Harris has proudly flaunted her Indian roots on various occasions and even used the Tamil word “chithi” to address her aunt during her speech at the 2020 Democratic National Convention.
The senator also picked Sabrina Singh as her press secretary. Singh is the first person of Indian origin in the US to be appointed the press secretary to a vice-presidential nominee of a major political party. She has previously held the post of spokesperson for Democratic presidential candidates Jersey Senator Cory Booker and former New York mayor Mike Bloomberg.
On India’s Independence Day, a policy document released by Biden’s campaign stated that “no common global challenge can be solved without India and the United States working as responsible partners”. “Together, we will continue strengthening India’s defence and capabilities as a counter-terrorism partner, improving health systems and pandemic response, and deepening cooperation in areas such as higher education, space exploration, and humanitarian relief.”

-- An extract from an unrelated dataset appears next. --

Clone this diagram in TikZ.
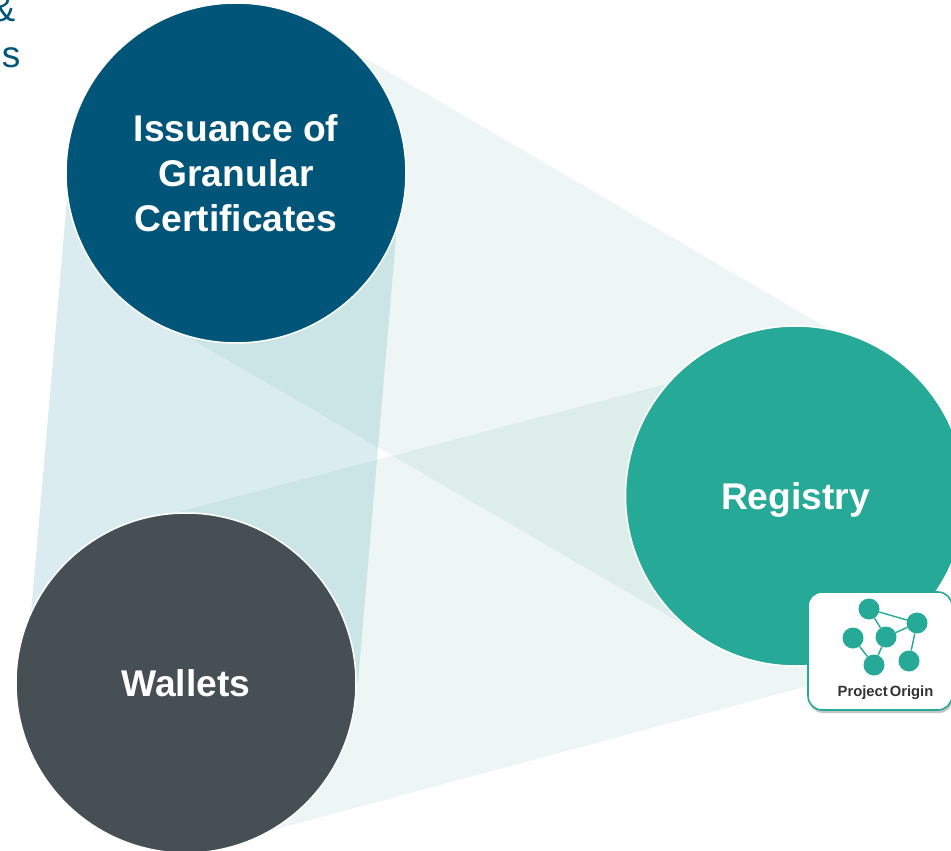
\documentclass[tikz,border=0pt]{standalone}
\usepackage{fontspec}
\setmainfont{Liberation Sans}
\usepackage{xcolor}
\usetikzlibrary{shadows}
\definecolor{petrol}{HTML}{005578}
\definecolor{bandBlue}{HTML}{007A96}
\definecolor{bandGreen}{HTML}{008070}
\definecolor{teal}{HTML}{26AA97}
\definecolor{slate}{HTML}{454F54}
\tikzset{
	bigCircle/.style={circle,draw=white,line width=1.5,minimum size=340,inner sep=0,text=white,align=center,font=\bfseries\fontsize{37.2}{45}\selectfont},
	dot/.style={circle,fill=teal,minimum size=21,inner sep=0},
	link/.style={teal,line width=1.4},
	cutText/.style={anchor=base east,inner sep=0,text=petrol,font=\fontsize{37}{45}\selectfont}
}
\begin{document}
\begin{tikzpicture}[x=1pt,y=-1pt]
		\useasboundingbox (0,0) rectangle (951,851);
		\fill[white] (0,0) rectangle (951,851);

		% bands between the circles
		\fill[bandGreen,opacity=0.07] (320,31.6) -- (880,359) -- (710,640) -- (150,315) -- cycle;
		\fill[bandGreen,opacity=0.07] (140,522) -- (750,362) -- (830,680) -- (230,841.6) -- cycle;
		\fill[bandBlue,opacity=0.14] (69.3,173) -- (401.5,173) -- (358,682) -- (25,682) -- cycle;

		\node[bigCircle,fill=petrol] (issuance) at (236,173) {Issuance of\\Granular\\Certificates};
		\node[bigCircle,fill=slate] (wallets) at (186,683) {Wallets};
		\node[bigCircle,fill=teal,text depth=0] (registry) at (795.5,496) {Registry};

		\node[cutText] (amp) at (15.5,21.5) {\&};
		\node[cutText] (ess) at (20.5,67) {s};

		\node[draw=teal,line width=1.6,fill=white,rounded corners=14,minimum width=144,minimum height=118,drop shadow={shadow xshift=1pt,shadow yshift=-3pt,opacity=0.45}] (badge) at (880,651) {};
		\node[dot] (a) at (869,609) {};
		\node[dot] (b) at (917,623) {};
		\node[dot] (c) at (886,637) {};
		\node[dot] (d) at (853,638) {};
		\node[dot] (e) at (874,665) {};
		\node[dot] (f) at (909,661) {};
		\foreach \from/\to in {a/b,a/c,b/c,d/e,c/e,b/f}{
			\draw[link] (\from) -- (\to);
		}
		\node[inner sep=0,text=black!80,font=\bfseries\fontsize{14.8}{16}\selectfont] (origin) at (885.5,692.5) {\spaceskip=2pt Project Origin};
	\end{tikzpicture}
\end{document}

At a virtual event, Democratic National Committee Chairman Thomas Perez said that the Indian-American vote can be an “absolute difference maker” in the upcoming US presidential elections.
On the other hand, the Trump campaign released a video titled “Four more years” that featured glimpses of “Namaste Trump” and “Howdy Modi” events that the President addressed with Prime Minister Narendra Modi in India and the US respectively. The video was aimed at wooing the Indian-American community in the US by harnessing the close relations of the leaders of the two countries together.
President Trump’s campaign has also created coalitions – Indian Voices for Trump, Hindu Voices for Trump, Sikhs for Trump, and Muslim Voices for Trump – to engage community members in defeating Democratic candidate Biden, a PTI report said.
“These four campaign coalitions represent groups that strongly support the values of President Trump and the Republican Party: freedom, democracy, and the American Dream,” Ashley Hayek, Trump 2020 Director of Coalitions, was quoted as saying.